Many Republican and Orthodox Jewish voters in the Pittsburgh area were pleasantly surprised by how unmovable he was, digging in further as he received blowback. Politically, it may be boosting him overall; a January poll showed twice as many voters saying they viewed him more favorably as a result of his stance than those who viewed him less favorably.
Still, there are some in the largely progressive Jewish community of Pittsburgh who wish the senator would do more to support Palestinians – more than 35,000 of whom have been killed in Israel’s military offensive, according to the Hamas-run Gaza Ministry of Health, which does not distinguish between civilians and combatants.
And indeed, Mr. Fetterman’s stubbornly pro-Israel position stands in sharp contrast to that of a growing number of his Democratic colleagues in Congress.
J Street’s Mr. Fichman says there’s been a “sea change” within the party over the past six months when it comes to the U.S.-Israel relationship. Mainstream Democrats, including President Biden and Sen. Chuck Schumer, the Senate’s first Jewish majority leader, are now taking a closer look at how Israel is using U.S. military aid and whether it aligns with American values.

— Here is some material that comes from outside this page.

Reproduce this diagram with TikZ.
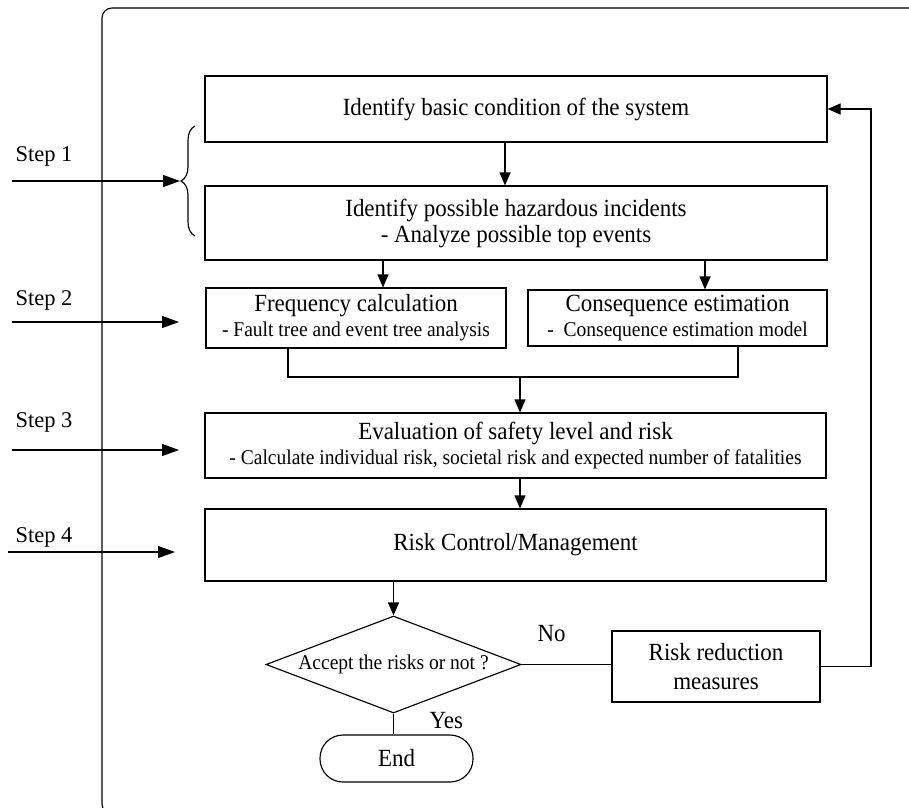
\documentclass[tikz,border=0pt]{standalone}
\usepackage{fontspec}
\setmainfont{Liberation Serif}
\newfontfamily\narrowserif{Liberation Serif}[FakeStretch=0.93]
\usetikzlibrary{shapes.geometric,arrows.meta,decorations.pathreplacing}

\newcommand{\titlesize}{\narrowserif\fontsize{24.7}{29}\selectfont}
\newcommand{\notesize}{\narrowserif\fontsize{21}{25}\selectfont}

\begin{document}
\begin{tikzpicture}[x=1pt,y=-1pt,line width=1.15pt,
  box/.style={draw, rectangle, inner sep=0pt, align=center, font=\titlesize},
  arr/.style={-{Triangle[length=13pt,width=11pt]}},
  steparr/.style={-{Triangle[length=17pt,width=12pt]}},
  steplabel/.style={anchor=base west, inner sep=0pt,
    font=\fontsize{22.5}{27}\selectfont},
  lbl/.style={inner sep=0pt, font=\titlesize}
]
\useasboundingbox (0,0) rectangle (909,807);

% frame around the procedure
\begin{scope}
  \clip (0,0) rectangle (909,807);
  \draw[rounded corners=10pt] (930,8) -- (102,8) -- (102,814) -- (930,814);
\end{scope}

% process boxes
\node[box, minimum width=622pt, minimum height=66pt] (ident) at (516,109)
  {Identify basic condition of the system};
\node[box, minimum width=622pt, minimum height=74pt] (hazard) at (516,223)
  {Identify possible hazardous incidents\\[-3pt]- Analyze possible top events};
\node[box, minimum width=300pt, minimum height=60pt] (freq) at (356,318)
  {Frequency calculation\\[-4pt]{\notesize - Fault tree and event tree analysis}};
\node[box, minimum width=299pt, minimum height=56pt] (cons) at (677.5,318)
  {Consequence estimation\\[-4pt]{\notesize -\ \ Consequence estimation model}};
\node[box, minimum width=621pt, minimum height=65pt] (eval) at (515.5,445.5)
  {Evaluation of safety level and risk\\[-4pt]{\notesize - Calculate individual risk, societal risk and expected number of fatalities}};
\node[box, minimum width=621pt, minimum height=72pt] (rc) at (515.5,545)
  {Risk Control/Management};
\node[draw, shape=diamond, inner sep=0pt, aspect=2.63,
  minimum width=255pt, minimum height=97pt, font=\notesize] (accept) at (393.5,664.5)
  {Accept the risks or not ?};
\node[box, minimum width=208pt, minimum height=71pt] (reduce) at (716,666.5)
  {Risk reduction\\[0pt]measures};
\node[draw, rectangle, rounded corners=23pt, inner sep=0pt,
  minimum width=153pt, minimum height=47pt, font=\titlesize] (stop) at (396.5,758.5) {End};

% branch labels
\node[lbl, anchor=base west] (nolbl) at (537,641) {No};
\node[lbl, anchor=base west] (yeslbl) at (429,728) {Yes};

% flow connectors
\draw[arr] ([xshift=-11pt]ident.south) -- ([xshift=-11pt]hazard.north);
\draw[arr] ([xshift=27pt]freq.north |- hazard.south) -- ([xshift=27pt]freq.north);
\draw[arr] ([xshift=27.5pt]cons.north |- hazard.south) -- ([xshift=27.5pt]cons.north);
\coordinate (merge) at (520,377);
\draw ([xshift=-68pt]freq.south) |- (merge) -| ([xshift=60.5pt]cons.south);
\draw[arr] (merge) -- (merge |- eval.north);
\draw[arr] ([xshift=4.5pt]eval.south) -- ([xshift=4.5pt]rc.north);
\draw[arr] (rc.south -| accept.north) -- (accept.north);
\draw (accept.east) -- (accept.east -| reduce.west);
\draw (accept.south) -- (accept.south |- stop.north);
\coordinate (loop) at (871,666.5);
\draw[arr] (reduce.east) -- (loop) |- (ident.east);

% step markers on the left
\draw[decorate, decoration={brace, amplitude=14pt}] (195,236) -- (195,126);
\coordinate (bracetip) at (180,181);

\node[steplabel] (s1) at (15,161) {Step 1};
\node[steplabel] (s2) at (15,305) {Step 2};
\node[steplabel] (s3) at (15,427) {Step 3};
\node[steplabel] (s4) at (15,542) {Step 4};

\coordinate (s1a) at (12,181);
\coordinate (s2a) at (12,322);  \coordinate (s2b) at (179,322);
\coordinate (s3a) at (12,450);  \coordinate (s3b) at (179,450);
\coordinate (s4a) at (8,552);   \coordinate (s4b) at (175,552);

\draw[steparr] (s1a) -- (bracetip);
\draw[steparr] (s2a) -- (s2b);
\draw[steparr] (s3a) -- (s3b);
\draw[steparr] (s4a) -- (s4b);
\end{tikzpicture}
\end{document}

Mr. Fetterman’s stance has drawn ire on social media, with some antagonists “encouraging me to kill myself or hoping that I get a stroke,” says the senator. He adds that he doesn’t know how anyone thinks that will get him on their side. “But that’s not a side that I’m going to be on.”
Ms. Brokos, speaking on a personal level, says Senator Fetterman has been a “tremendous” ally – a “very visible” presence in the Pittsburgh Jewish community, from rallies to Shabbat services.
“I think what he’s done is remarkable, and it does give people a sense of hope,” she says. “Because right now it feels like a lot of people are abandoning the Jewish community. And he is not.”